● EXERCISE AIM
Copy out, with no alterations, the lines below running from the one containing "Generate a Python" to the one containing "months = list(range(1, 33))", inclusive at each end; pictures are omitted.

● DATASET EXCERPTS
______________________________

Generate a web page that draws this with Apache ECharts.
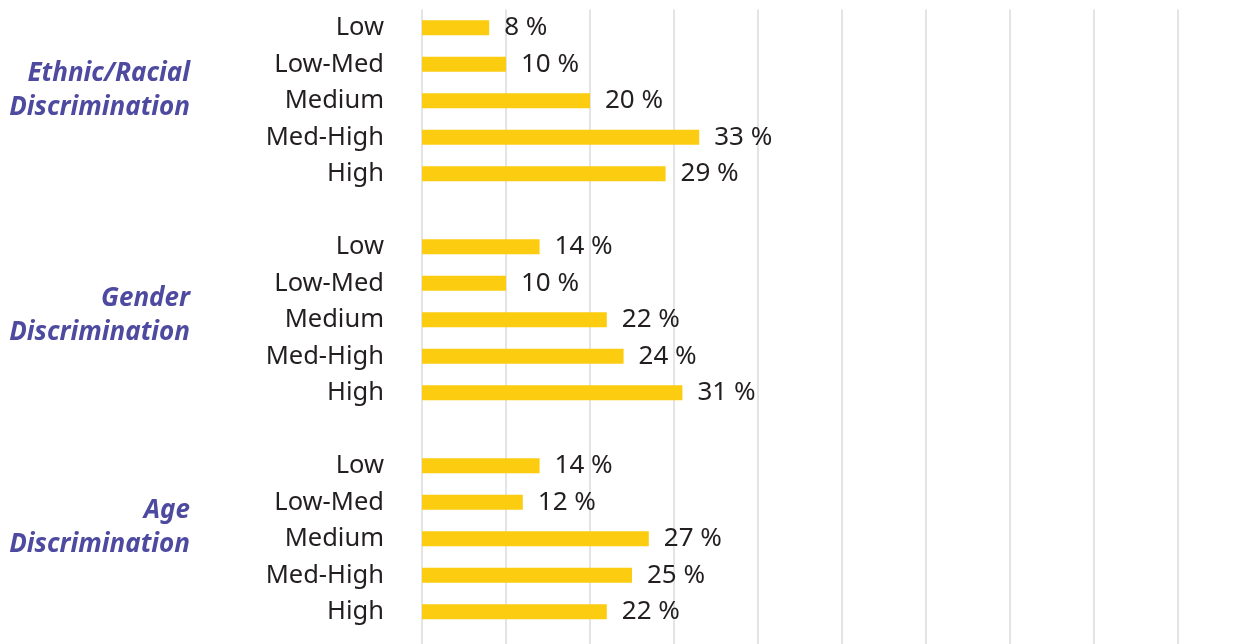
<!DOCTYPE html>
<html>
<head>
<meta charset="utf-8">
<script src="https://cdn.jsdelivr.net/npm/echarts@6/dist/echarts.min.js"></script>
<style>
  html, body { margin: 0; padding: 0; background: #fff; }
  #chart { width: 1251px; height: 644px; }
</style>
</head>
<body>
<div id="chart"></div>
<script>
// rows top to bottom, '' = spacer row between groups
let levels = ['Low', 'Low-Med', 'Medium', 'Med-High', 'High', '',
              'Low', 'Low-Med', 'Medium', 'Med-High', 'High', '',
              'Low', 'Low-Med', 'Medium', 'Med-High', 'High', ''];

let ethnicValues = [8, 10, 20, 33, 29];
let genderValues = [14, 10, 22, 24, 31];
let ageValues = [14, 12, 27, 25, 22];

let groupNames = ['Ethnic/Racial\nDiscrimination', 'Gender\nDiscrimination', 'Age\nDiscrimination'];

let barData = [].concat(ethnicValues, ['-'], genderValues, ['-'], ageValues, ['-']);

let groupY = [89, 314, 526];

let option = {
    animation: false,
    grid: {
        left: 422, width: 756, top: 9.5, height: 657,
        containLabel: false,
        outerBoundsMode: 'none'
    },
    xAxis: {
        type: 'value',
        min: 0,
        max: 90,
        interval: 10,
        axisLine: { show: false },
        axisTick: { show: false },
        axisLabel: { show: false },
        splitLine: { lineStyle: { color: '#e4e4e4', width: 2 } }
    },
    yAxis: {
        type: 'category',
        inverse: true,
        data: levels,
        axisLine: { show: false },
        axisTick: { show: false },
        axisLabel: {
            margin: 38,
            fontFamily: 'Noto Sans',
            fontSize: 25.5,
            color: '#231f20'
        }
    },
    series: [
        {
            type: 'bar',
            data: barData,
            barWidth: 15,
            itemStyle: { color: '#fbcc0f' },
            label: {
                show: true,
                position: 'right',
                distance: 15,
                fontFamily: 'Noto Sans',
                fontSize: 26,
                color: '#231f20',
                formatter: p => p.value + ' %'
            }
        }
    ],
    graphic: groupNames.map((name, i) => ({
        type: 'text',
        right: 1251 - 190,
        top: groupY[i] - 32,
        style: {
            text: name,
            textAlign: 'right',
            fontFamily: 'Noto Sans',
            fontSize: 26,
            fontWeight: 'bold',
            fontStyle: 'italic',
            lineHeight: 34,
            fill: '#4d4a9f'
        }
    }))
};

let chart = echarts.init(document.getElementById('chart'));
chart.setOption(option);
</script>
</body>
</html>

______________________________

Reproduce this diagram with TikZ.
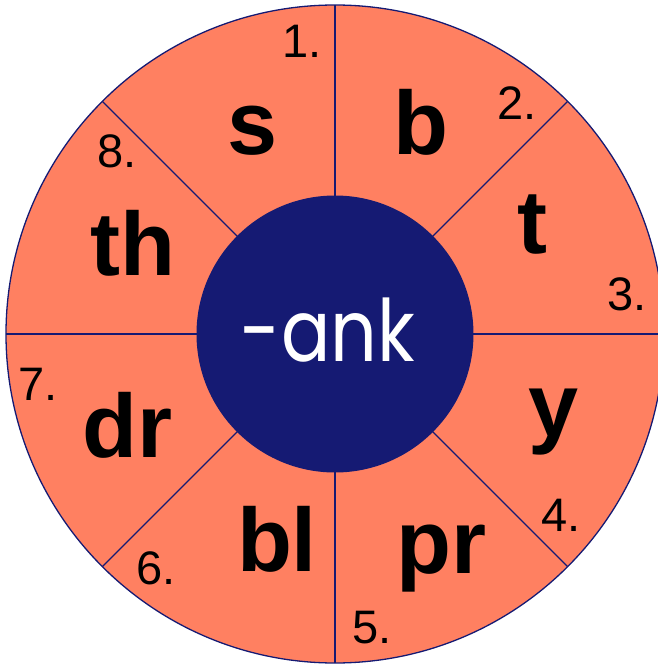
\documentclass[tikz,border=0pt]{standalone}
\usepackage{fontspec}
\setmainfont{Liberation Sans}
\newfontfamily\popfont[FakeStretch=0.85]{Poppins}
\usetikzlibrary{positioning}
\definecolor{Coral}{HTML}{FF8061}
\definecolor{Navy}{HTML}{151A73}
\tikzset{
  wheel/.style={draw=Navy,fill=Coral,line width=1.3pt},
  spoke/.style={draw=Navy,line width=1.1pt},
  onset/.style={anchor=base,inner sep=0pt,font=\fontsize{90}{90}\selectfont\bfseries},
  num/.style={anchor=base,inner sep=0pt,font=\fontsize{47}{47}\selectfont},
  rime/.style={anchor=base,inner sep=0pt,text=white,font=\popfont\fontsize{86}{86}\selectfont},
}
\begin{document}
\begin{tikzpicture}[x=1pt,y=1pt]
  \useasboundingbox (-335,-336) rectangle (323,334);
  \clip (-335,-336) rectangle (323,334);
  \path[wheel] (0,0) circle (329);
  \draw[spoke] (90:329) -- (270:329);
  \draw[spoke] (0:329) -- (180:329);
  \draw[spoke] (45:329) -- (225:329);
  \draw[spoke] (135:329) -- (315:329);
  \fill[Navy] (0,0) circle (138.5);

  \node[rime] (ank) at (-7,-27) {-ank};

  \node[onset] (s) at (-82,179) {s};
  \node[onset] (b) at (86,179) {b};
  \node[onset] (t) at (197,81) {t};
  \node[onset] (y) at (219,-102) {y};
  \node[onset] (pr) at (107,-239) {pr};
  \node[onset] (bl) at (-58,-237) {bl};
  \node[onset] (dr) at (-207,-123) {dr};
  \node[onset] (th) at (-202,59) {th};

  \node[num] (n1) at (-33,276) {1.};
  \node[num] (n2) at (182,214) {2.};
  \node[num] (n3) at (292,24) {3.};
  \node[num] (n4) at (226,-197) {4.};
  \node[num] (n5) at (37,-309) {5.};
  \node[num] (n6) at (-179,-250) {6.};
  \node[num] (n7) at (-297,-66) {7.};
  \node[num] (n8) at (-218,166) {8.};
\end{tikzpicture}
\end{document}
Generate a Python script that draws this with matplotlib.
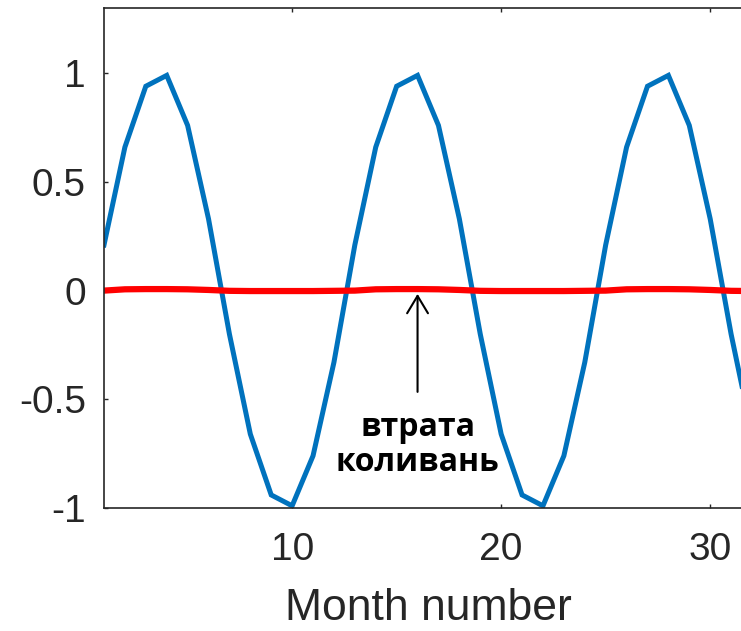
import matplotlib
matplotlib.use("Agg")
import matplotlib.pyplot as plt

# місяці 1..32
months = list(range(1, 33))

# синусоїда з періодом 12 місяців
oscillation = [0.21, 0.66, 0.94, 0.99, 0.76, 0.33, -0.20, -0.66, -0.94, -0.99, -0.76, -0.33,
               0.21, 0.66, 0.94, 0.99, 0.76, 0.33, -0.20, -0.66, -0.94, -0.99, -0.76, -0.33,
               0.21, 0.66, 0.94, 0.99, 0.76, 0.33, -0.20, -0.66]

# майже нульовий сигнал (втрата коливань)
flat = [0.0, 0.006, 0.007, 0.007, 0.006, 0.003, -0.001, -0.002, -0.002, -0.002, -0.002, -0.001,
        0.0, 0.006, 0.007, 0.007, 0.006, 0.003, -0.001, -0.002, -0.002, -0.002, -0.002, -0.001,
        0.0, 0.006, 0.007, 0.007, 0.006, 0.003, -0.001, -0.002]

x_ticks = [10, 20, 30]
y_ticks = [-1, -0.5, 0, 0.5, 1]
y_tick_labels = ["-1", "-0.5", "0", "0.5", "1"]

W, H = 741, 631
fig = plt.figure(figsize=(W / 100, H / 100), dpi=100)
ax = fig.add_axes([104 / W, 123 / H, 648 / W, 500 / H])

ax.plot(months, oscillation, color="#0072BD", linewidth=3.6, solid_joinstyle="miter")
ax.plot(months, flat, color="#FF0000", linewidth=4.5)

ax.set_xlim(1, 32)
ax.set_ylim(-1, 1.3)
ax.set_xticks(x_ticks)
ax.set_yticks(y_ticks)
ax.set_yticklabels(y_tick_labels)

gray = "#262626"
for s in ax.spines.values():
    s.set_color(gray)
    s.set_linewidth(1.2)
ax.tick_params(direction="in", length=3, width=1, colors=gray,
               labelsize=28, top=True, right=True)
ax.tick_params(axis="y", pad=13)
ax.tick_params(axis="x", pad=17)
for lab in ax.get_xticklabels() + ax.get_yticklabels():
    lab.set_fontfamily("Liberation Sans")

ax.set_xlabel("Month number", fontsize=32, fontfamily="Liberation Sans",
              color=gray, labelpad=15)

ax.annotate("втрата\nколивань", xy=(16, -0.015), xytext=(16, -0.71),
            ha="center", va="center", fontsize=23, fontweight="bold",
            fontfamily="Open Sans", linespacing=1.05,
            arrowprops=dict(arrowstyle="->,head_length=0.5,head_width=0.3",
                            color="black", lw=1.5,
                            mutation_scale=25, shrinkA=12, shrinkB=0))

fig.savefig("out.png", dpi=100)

______________________________

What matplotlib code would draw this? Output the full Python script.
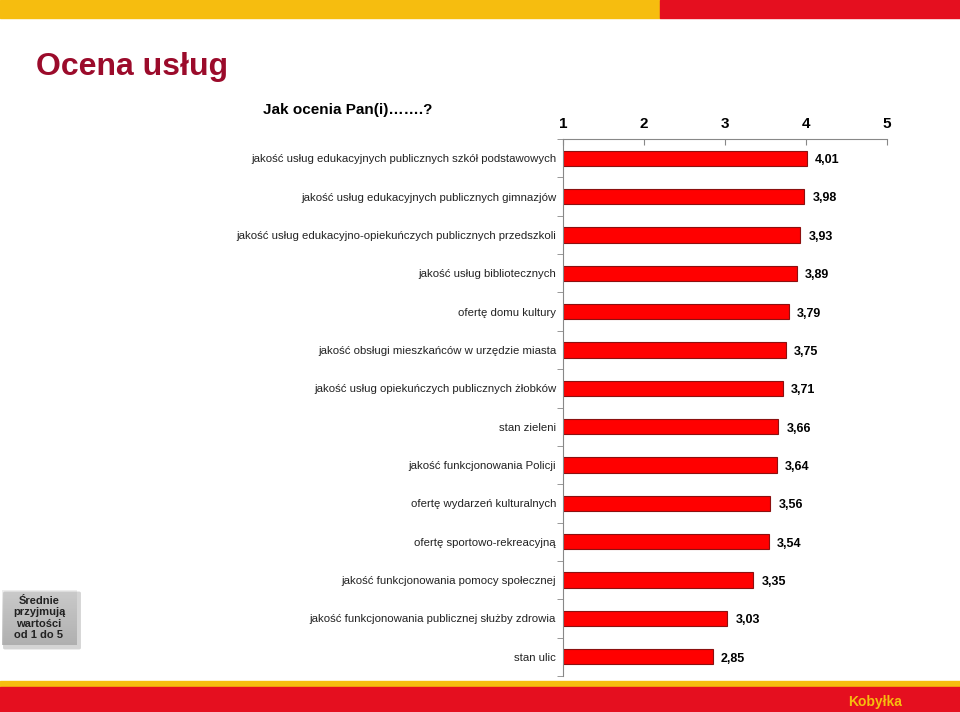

______________________________

● ANSWER TO THIS PROBLEM
Generate a Python script that draws this with matplotlib.
import matplotlib
matplotlib.use("Agg")
import matplotlib.pyplot as plt

# місяці 1..32
months = list(range(1, 33))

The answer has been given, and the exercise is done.